I've bragged enough, but the attached e-mail let's you know about my sister's thoughts. I guess bragging about Andrew and Ryan runs in the family. It is amazing how sometimes a 13 or 14 year old kid can bring things into perspective. (He'll be fifteen this week)
A MOTHER'S PERSPECTIVE
I have had several days to reflect on my son Andrew’s recent trip to Breckenridge, CO for The Hartford Ski Spectacular. It was an amazing and unexpected opportunity for Andrew and I was so excited for him to participate. After attending this event with my family and watching Andrew and the other athletes there, I wanted to take this time to thank all the family, friends and tremendous organizations that have gotten him to this point. When Andrew first became ill with encephalitis, we had no idea if or how much he would recover. When he was diagnosed with Cerebral Palsy at the age of six months, we watched him struggle to crawl, stand, walk and finally run in his own special way. I never imagined that he would be playing tennis with Ivan Lendl, waterskiing on Lake Zoar, playing baseball, teaching other kids how to ski at Mount Snow and downhill racing with Paralympic Olympic athletes in Colorado. He is full of surprises and I am sure there are many more to come.

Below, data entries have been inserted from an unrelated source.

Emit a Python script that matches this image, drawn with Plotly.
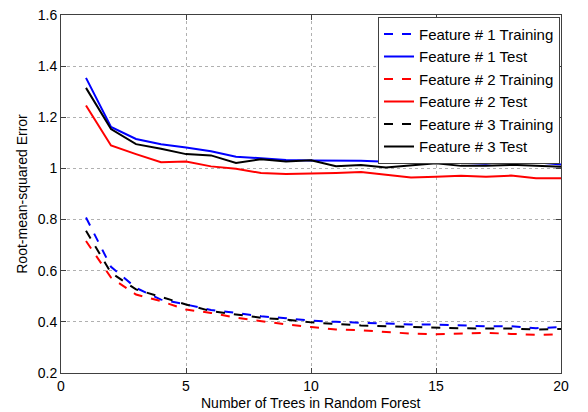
import plotly.graph_objects as go

trees = list(range(1, 21))

f1_train = [0.808, 0.615, 0.533, 0.487, 0.468, 0.446, 0.435, 0.422, 0.414, 0.405,
            0.400, 0.396, 0.394, 0.390, 0.389, 0.386, 0.383, 0.383, 0.375, 0.380]
f1_test = [1.354, 1.162, 1.115, 1.095, 1.082, 1.067, 1.046, 1.040, 1.033, 1.031,
           1.030, 1.030, 1.026, 1.022, 1.030, 1.022, 1.018, 1.031, 1.024, 1.015]
f2_train = [0.716, 0.573, 0.507, 0.481, 0.448, 0.435, 0.416, 0.403, 0.390, 0.380,
            0.370, 0.367, 0.360, 0.354, 0.352, 0.354, 0.357, 0.353, 0.349, 0.352]
f2_test = [1.246, 1.090, 1.056, 1.024, 1.027, 1.008, 0.999, 0.982, 0.978, 0.979,
           0.982, 0.986, 0.975, 0.965, 0.967, 0.971, 0.967, 0.972, 0.962, 0.962]
f3_train = [0.756, 0.592, 0.527, 0.497, 0.468, 0.442, 0.429, 0.416, 0.409, 0.398,
            0.392, 0.386, 0.383, 0.380, 0.379, 0.375, 0.374, 0.374, 0.370, 0.372]
f3_test = [1.315, 1.154, 1.095, 1.077, 1.056, 1.051, 1.021, 1.036, 1.027, 1.032,
           1.009, 1.013, 1.004, 1.012, 1.020, 1.010, 1.010, 1.014, 1.010, 1.007]

series = [
    ("Feature # 1 Training", f1_train, "#0000ff", "dash"),
    ("Feature # 1 Test", f1_test, "#0000ff", "solid"),
    ("Feature # 2 Training", f2_train, "#ff0000", "dash"),
    ("Feature # 2 Test", f2_test, "#ff0000", "solid"),
    ("Feature # 3 Training", f3_train, "#000000", "dash"),
    ("Feature # 3 Test", f3_test, "#000000", "solid"),
]

fig = go.Figure()
for name, vals, color, dash in series:
    fig.add_trace(go.Scatter(x=trees, y=vals, mode="lines", name=name,
                             line=dict(color=color, width=2, dash=dash)))

axis_common = dict(
    showline=True, linecolor="#404040", linewidth=1, mirror="allticks",
    ticks="inside", ticklen=5, tickcolor="#404040",
    showgrid=True, gridcolor="#b0b0b0", gridwidth=1, griddash="dot",
    zeroline=False, tickfont=dict(size=14, color="#000000"), automargin=False,
)

fig.update_xaxes(range=[0, 20], tickvals=[0, 5, 10, 15, 20], **axis_common)
fig.update_yaxes(range=[0.2, 1.6], tickvals=[0.2, 0.4, 0.6, 0.8, 1.0, 1.2, 1.4, 1.6],
                 ticktext=["0.2", "0.4", "0.6", "0.8", "1", "1.2", "1.4", "1.6"],
                 title=dict(text="Root-mean-squared Error",
                            font=dict(size=14, color="#000000"), standoff=6),
                 **axis_common)

fig.add_annotation(text="Number of Trees in Random Forest", xref="paper", yref="paper",
                   x=0.5, y=0, xanchor="center", yanchor="top", yshift=-20,
                   showarrow=False, font=dict(size=14, color="#000000"))

fig.update_layout(
    width=588, height=412,
    margin=dict(l=61, r=27, t=15, b=39),
    paper_bgcolor="white", plot_bgcolor="white",
    font=dict(family="Liberation Sans, Arial, sans-serif", size=14, color="#000000"),
    legend=dict(x=0.998, xanchor="right", y=0.995, yanchor="top",
                bgcolor="white", bordercolor="#404040", borderwidth=1,
                font=dict(size=15), tracegroupgap=0, itemwidth=30),
)

fig.write_html("out.html")
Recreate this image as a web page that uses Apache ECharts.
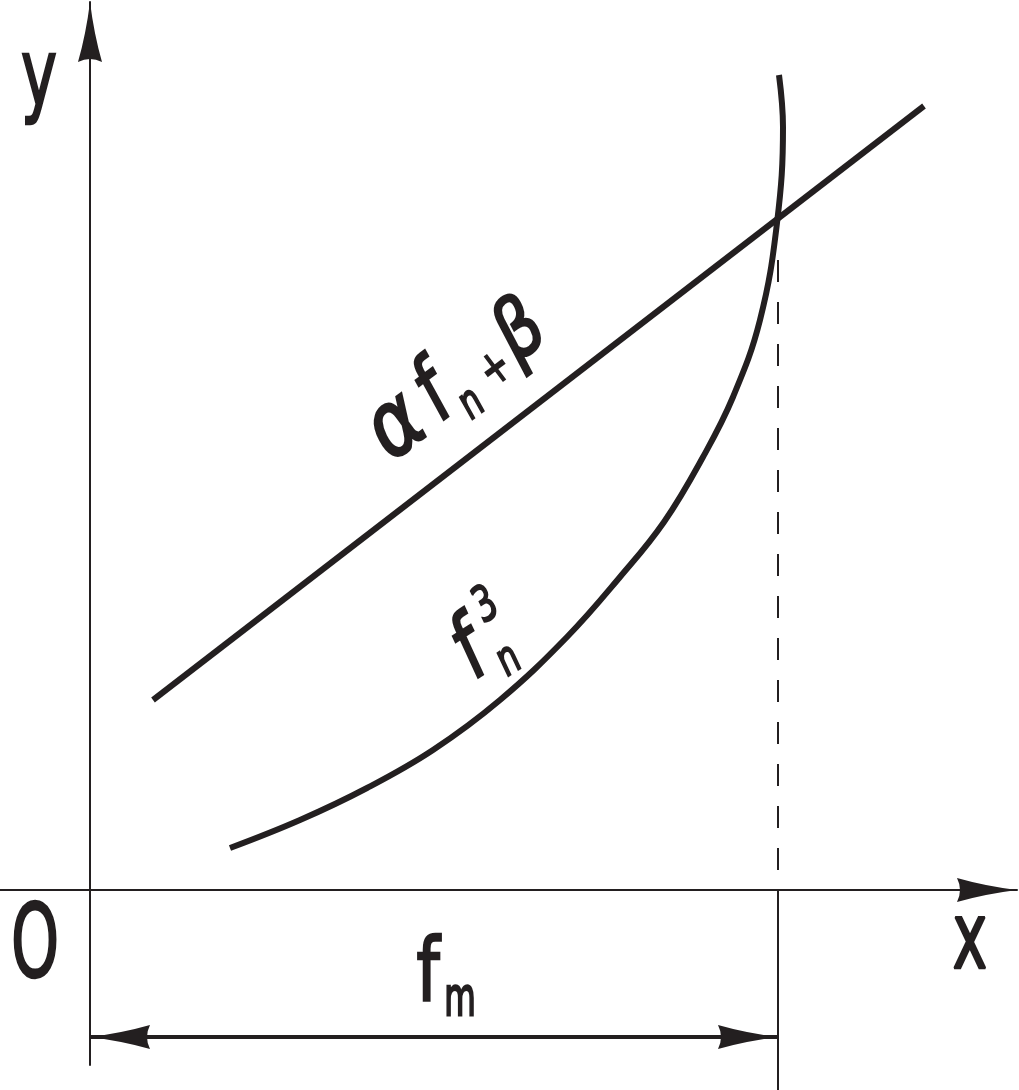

Andrew worked hard in Breckenridge and I was proud of his determination and how seriously he took the training. He may not have won a medal in the race but I saw a side of him that made my heart swell with pride. We were waiting for Andrew to come down the hill to the start of the race course. It was a cold, windy, snowy day with over fourteen inches of fresh powder on the ground which was very difficult to ski through. I saw a sit skier coming down the hill fall over and there was Andrew behind her and he stopped to help her get her ski to an upright position. They struggled together and as I watched I wondered who would help Andrew get up if he fell over helping her. Obviously that didn’t cross his mind and they were able to get her upright and continued to the race course. It made me think of how much he had matured in that week. It turned out the girls name was Sarah and she had been in the same Duplex as Andrew for the week. I would like to offer a special thank you to DSUSA and The Hartford for letting us participate in this incredible event.
To all those who work and volunteer to enrich the lives of disabled individuals, I would like to say thank you! Your hard work does pay off and Andrew is proof of it. Every contact we have made has led to another contact starting with The Springfield Shriners Hospital, NEHSA, STRIDE, CHD, Leaps of Faith, AbilityPLUS at Mount Snow, Hospital for Special Care, Ivan Lendl Wheelchair Sports Camp, DSUSA, Camp Harkness, TOPSoccer, All Out Adventures, Challenger Baseball and the Enfield School System. Our lives have been enriched by these organizations and countless others. The friendships we have made will last a lifetime.